To smuggle (verb): a) When someone takes goods in or out of a country and it is illegal, we say that they smuggle. E.g. They smuggled drugs into London.
b) We also use the verb informally. If I took a bag of sweets into the cinema instead of buying the expensive sweets sold at the cinema, I can say ‘I smuggled some sweets into the cinema’.
A smuggler (noun): The term we use to describe a person who smuggles.
It’s spitting (weather) (verb): When the rain is very light, we say ‘it’s spitting’.
It’s drizzling (weather) (verb): When the rain is gentle but steady.
Draughty (adjective): When cold air blows through a room. Or if you sit by a door which is open and cold air comes through it. E.g. It’s draughty in here. E.g. A draughty old house. E.g. It feels draughty in here. Let’s sit somewhere else.

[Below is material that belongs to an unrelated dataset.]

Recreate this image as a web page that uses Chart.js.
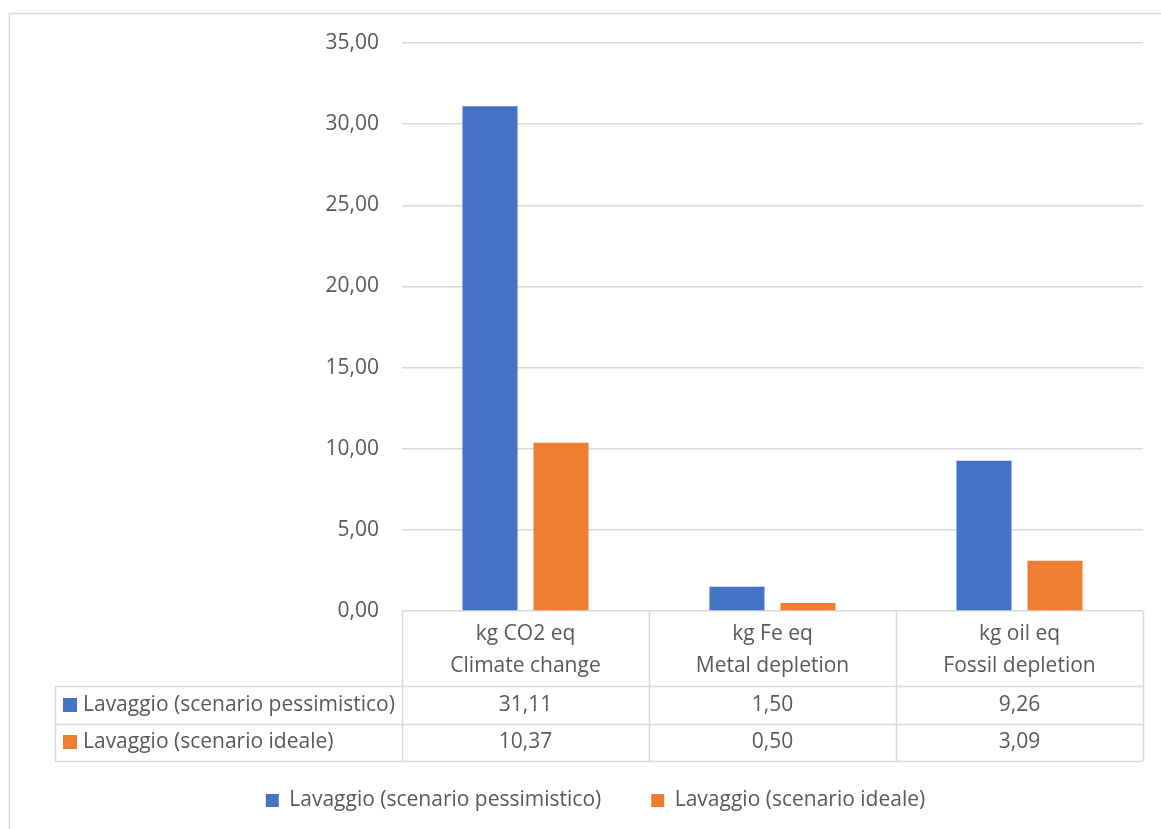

a) Sweet and sour (adjectives): Used to describe taste
Sweet: like honey or sugar or ripe fruit
Sour: if you suck or taste a lemon, it’s sour
b) Sweet and savoury (adjectives): Used to describe types of food categories
Sweet: foods like biscuits, cakes, chocolate, sweets
Savoury: foods like cheese, eggs, vegetable tarts, crisps etc.
c) Sweet and dry (adjectives): Used to describe types of wine
Sweet: as in a), wine that is more ‘sugary’ in taste
Dry: wine that is less sweet in taste
Bitter (adjective): When food has a sharp and often strong taste, it is ‘bitter’. E.g. coffee, beer, walnuts
A nut (noun): a type of fruit that has a hard shell and usually grows on a tree. Nuts are a generic word or an ‘umbrella word’ (see above). For example, walnuts, almonds, peanuts, pistachios, brazil nuts, hazel nuts, chestnuts, cashews etc are all ‘nuts’.
Nuts (adjective): A very informal slang word we use to describe a person who we think is mad. E.g. He’s nuts!
Strange (adjective): Unusual or extraordinary. E.g. It was a strange thing to say. I don’t understand it. E.g. He is a strange person. He never says anything at the meetings.
Weird (adjective): If we describe a person as weird, it is because they have either done something that is very unusual and bizarre or because they look bizarre in some way.
Queer (adjective): We discovered on the walk, that Carey Street was often referred to as ‘Queer Street’ (old English slang meaning in financial difficulties in bankrupt). Later, the word was used to describe a person or thing that was strange or odd and became linked with gay and lesbian people. Today, it is offensive to use the word ‘queer’ to describe gay and lesbians.
Costume jewellery (noun): Popular jewellery that is made with cheaper metals than gold and silver and replaces precious stones with beads or cheaper stones.
Fine jewellery (noun): Jewellery that is made using gold, silver and expensive precious stones.
A windscreen (noun): The front window on a car through which the driver looks out. It is made of protective glas.
To wind (verb): a) We wind up string or rope into a ball. b) To wind up a person: if we annoy or irritate a person they feel as if someone is winding them up inside and become angry. E.g. she really wound me up. However, we can also use it in a joking way and not use it seriously, e.g. ah, you’re winding me up!
To toss (verb): To throw something lightly or easily. E.g. she tossed the paper into the bin.